Si le journaliste a employé un «raccourci journalistique», ceci voudrait dire qu’il a déformé et la forme et le fond de la pensé de Gilbert Simon. Et dans ce cas, celui-ci aurait pu user de son droit de réponse. Il ne l’a pas fait et à la place a donné une longue explication sur le blog de FERUS (ci-dessus) très loin de convaincre les personnes au courant du dossier
1/ Le projet de déportation des populations de bergers du Béarn il y a suffisamment de documents écrits qui en atteste autant que de témoins pour témoigner. C’est clairement mentionné dans un ouvrage de Marianne Bernard, «Génération Démagogie» qui n’a jamais été contredit ni attaqué en justice. Il n’y a donc aucune raison de nier l'existence de ce projet.
2/ Le journaliste, particulièrement averti et pas spécialement anti-loups ou ours, n’a très probablement pas fait d’erreur de transcription. Les propos de Gilbert Simon reproduits dans la Dépêche du Midi sont en parfaite adéquation avec le contenu du rapport de sa collègue inspectrice générale de l’environnement, Marie-Odile Guth, administratrice du Parc National des Pyrénées. Il est facile de faire le rapprochement qu’un militant de base ne fera pas.

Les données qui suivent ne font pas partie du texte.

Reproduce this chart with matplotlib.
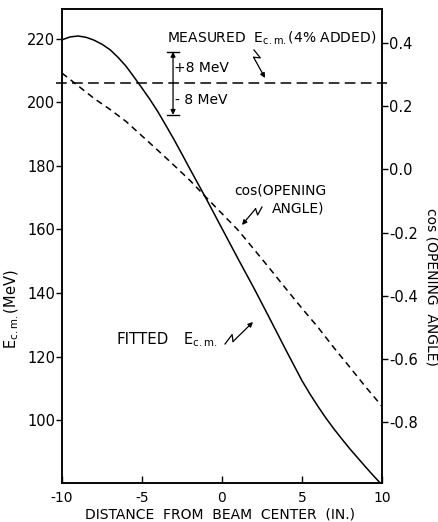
import numpy as np
import matplotlib
matplotlib.use("Agg")
import matplotlib.pyplot as plt
from matplotlib.lines import Line2D
from matplotlib.patches import FancyArrowPatch

plt.rcParams['font.family'] = ['DejaVu Sans']
plt.rcParams['axes.unicode_minus'] = False
plt.rcParams['mathtext.fontset'] = 'dejavusans'

# ---- data ----
distance = [-10, -9.5, -9, -8.5, -8, -7.5, -7, -6.5, -6, -5.5, -5, -4.5, -4, -3.5, -3, -2.5,
            -2, -1, 0, 1, 2, 3, 4, 5, 5.5, 6, 6.5, 7, 7.5, 8, 8.5, 9, 9.5, 10]
fitted_ecm = [219.7, 220.6, 220.9, 220.5, 219.6, 218.3, 216.6, 214.2, 211.4, 208.0, 204.5,
              200.9, 197.0, 192.7, 188.3, 183.7, 179.0, 169.8, 160.3, 150.8, 141.5, 131.8,
              122.0, 112.4, 108.2, 104.3, 100.6, 97.2, 94.0, 90.9, 88.0, 85.1, 82.3, 79.6]
cos_distance = [-10, -9, -8, -7, -6, -5, -4, -3, -2, -1, 0, 1, 2, 3, 4, 5, 6, 7, 8, 9, 10]
cos_opening = [0.305, 0.265, 0.225, 0.19, 0.152, 0.106, 0.06, 0.013, -0.035, -0.088,
               -0.14, -0.192, -0.253, -0.315, -0.378, -0.44, -0.50, -0.565, -0.627, -0.69, -0.75]
measured_ecm = 206.0
errbar_half = 9.9
errbar_x = -3.06

xticks = [-10, -5, 0, 5, 10]
left_ticks = [100, 120, 140, 160, 180, 200, 220]
right_ticks = [-0.8, -0.6, -0.4, -0.2, 0.0, 0.2, 0.4]

W, H = 439, 522
fig = plt.figure(figsize=(W / 100, H / 100), dpi=100)
ax = fig.add_axes([62 / W, 1 - 483 / H, (382 - 62) / W, (483 - 9) / H])
ax2 = ax.twinx()

ax.set_xlim(-10, 10)
ax.set_ylim(80.2, 229.4)
ax2.set_ylim(-0.993, 0.508)

ax.plot(distance, fitted_ecm, color='black', lw=1.1)
ax2.plot(cos_distance, cos_opening, color='black', lw=1.1, dashes=(4.2, 3))

# measured line extends a bit past the frame
ax.plot([-10.4, 10.3], [measured_ecm, measured_ecm], color='black', lw=1.1,
        dashes=(7, 3.5), clip_on=False)

# error bar with arrows
for sgn in (1, -1):
    ax.annotate('', xy=(errbar_x, measured_ecm + sgn * errbar_half), xytext=(errbar_x, measured_ecm),
                arrowprops=dict(arrowstyle='-|>', color='black', lw=0.9, mutation_scale=7,
                                shrinkA=0, shrinkB=0))
    yy = measured_ecm + sgn * errbar_half
    ax.plot([errbar_x - 0.37, errbar_x + 0.37], [yy, yy], color='black', lw=1.0)

# ticks
ax.set_xticks(xticks)
ax.set_xticklabels([str(t) for t in xticks])
ax.set_yticks(left_ticks)
ax.set_yticklabels([str(t) for t in left_ticks])
ax2.set_yticks(right_ticks)
ax2.set_yticklabels(['%.1f' % t for t in right_ticks])
ax.tick_params(axis='x', direction='in', length=5, width=1, pad=6, labelsize=10)
ax.tick_params(axis='y', direction='out', length=4, width=1, pad=1, labelsize=10.5)
ax2.tick_params(axis='y', direction='out', length=4, width=1, pad=1, labelsize=10.5)
for a in (ax, ax2):
    for s in a.spines.values():
        s.set_linewidth(1.1)


def fx(px):
    return px / W


def fy(py):
    return 1 - py / H


# texts (positions in reference pixels)
fs = 10
fig.text(fx(167), fy(38), r'MEASURED  E$_{\rm c.m.}$(4% ADDED)', fontsize=fs, va='center', ha='left')
fig.text(fx(174), fy(68), '+8 MeV', fontsize=fs, va='center', ha='left')
fig.text(fx(175), fy(100), '- 8 MeV', fontsize=fs, va='center', ha='left')
fig.text(fx(234), fy(190), 'cos(OPENING', fontsize=fs, va='center', ha='left')
fig.text(fx(272), fy(208), 'ANGLE)', fontsize=fs, va='center', ha='left')
fig.text(fx(117), fy(340), 'FITTED', fontsize=10.8, va='center', ha='left')
fig.text(fx(183), fy(340), r'E$_{\rm c.m.}$', fontsize=10.5, va='center', ha='left')

fig.text(fx(220), fy(515), 'DISTANCE  FROM  BEAM  CENTER  (IN.)', fontsize=10, va='center', ha='center')
fig.text(fx(12), fy(309), r'E$_{\rm c.m.}$(MeV)', fontsize=10.5, va='center', ha='center', rotation=90)
fig.text(fx(432), fy(287), 'cos (OPENING  ANGLE)', fontsize=10, va='center', ha='center', rotation=270)


def zigzag_arrow(start, tip, w=3.0):
    s = np.array([start[0], -start[1]], dtype=float)
    t = np.array([tip[0], -tip[1]], dtype=float)
    d = t - s
    L = np.hypot(*d)
    u = d / L
    p = np.array([-u[1], u[0]])
    p1 = s + 0.32 * L * u + w * p
    p2 = s + 0.22 * L * u - w * p
    pts = [s, p1, p2]
    xs = [fx(q[0]) for q in pts]
    ys = [fy(-q[1]) for q in pts]
    fig.add_artist(Line2D(xs, ys, color='black', lw=0.9, transform=fig.transFigure))
    fig.add_artist(FancyArrowPatch(
        (fx(p2[0]), fy(-p2[1])), (fx(t[0]), fy(-t[1])), transform=fig.transFigure,
        arrowstyle='-|>', mutation_scale=7, color='black', lw=0.9, shrinkA=0, shrinkB=0))


zigzag_arrow((254, 50), (265, 78))
zigzag_arrow((262, 207), (242, 225))
zigzag_arrow((225, 344), (253, 322))

fig.savefig('out.png', dpi=100)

3/ Gilbert Simon a toujours eu, comme tous les responsables écolos, sur le sujet de l’ours et du loup, un double langage, voir triple: celui qui satisfait les militants, celui qui rassure les éleveurs et les chasseurs pour faire passer la pilule depuis 30 ans et celui de l’administration. Au milieu de tout ceci, il y a toujours une petite part de vérité qu’il faut déchiffrer.
Louis Dollo, le 15 janvier 2011
Au 20 février 2013, nous constatons qu’il n’y a eu, officiellement aucune prédation de loups en 2010, 2011 et 2012. Par contre, il y aurait une dizaine de loups en Sierra del Cadi en Catalogne Sud.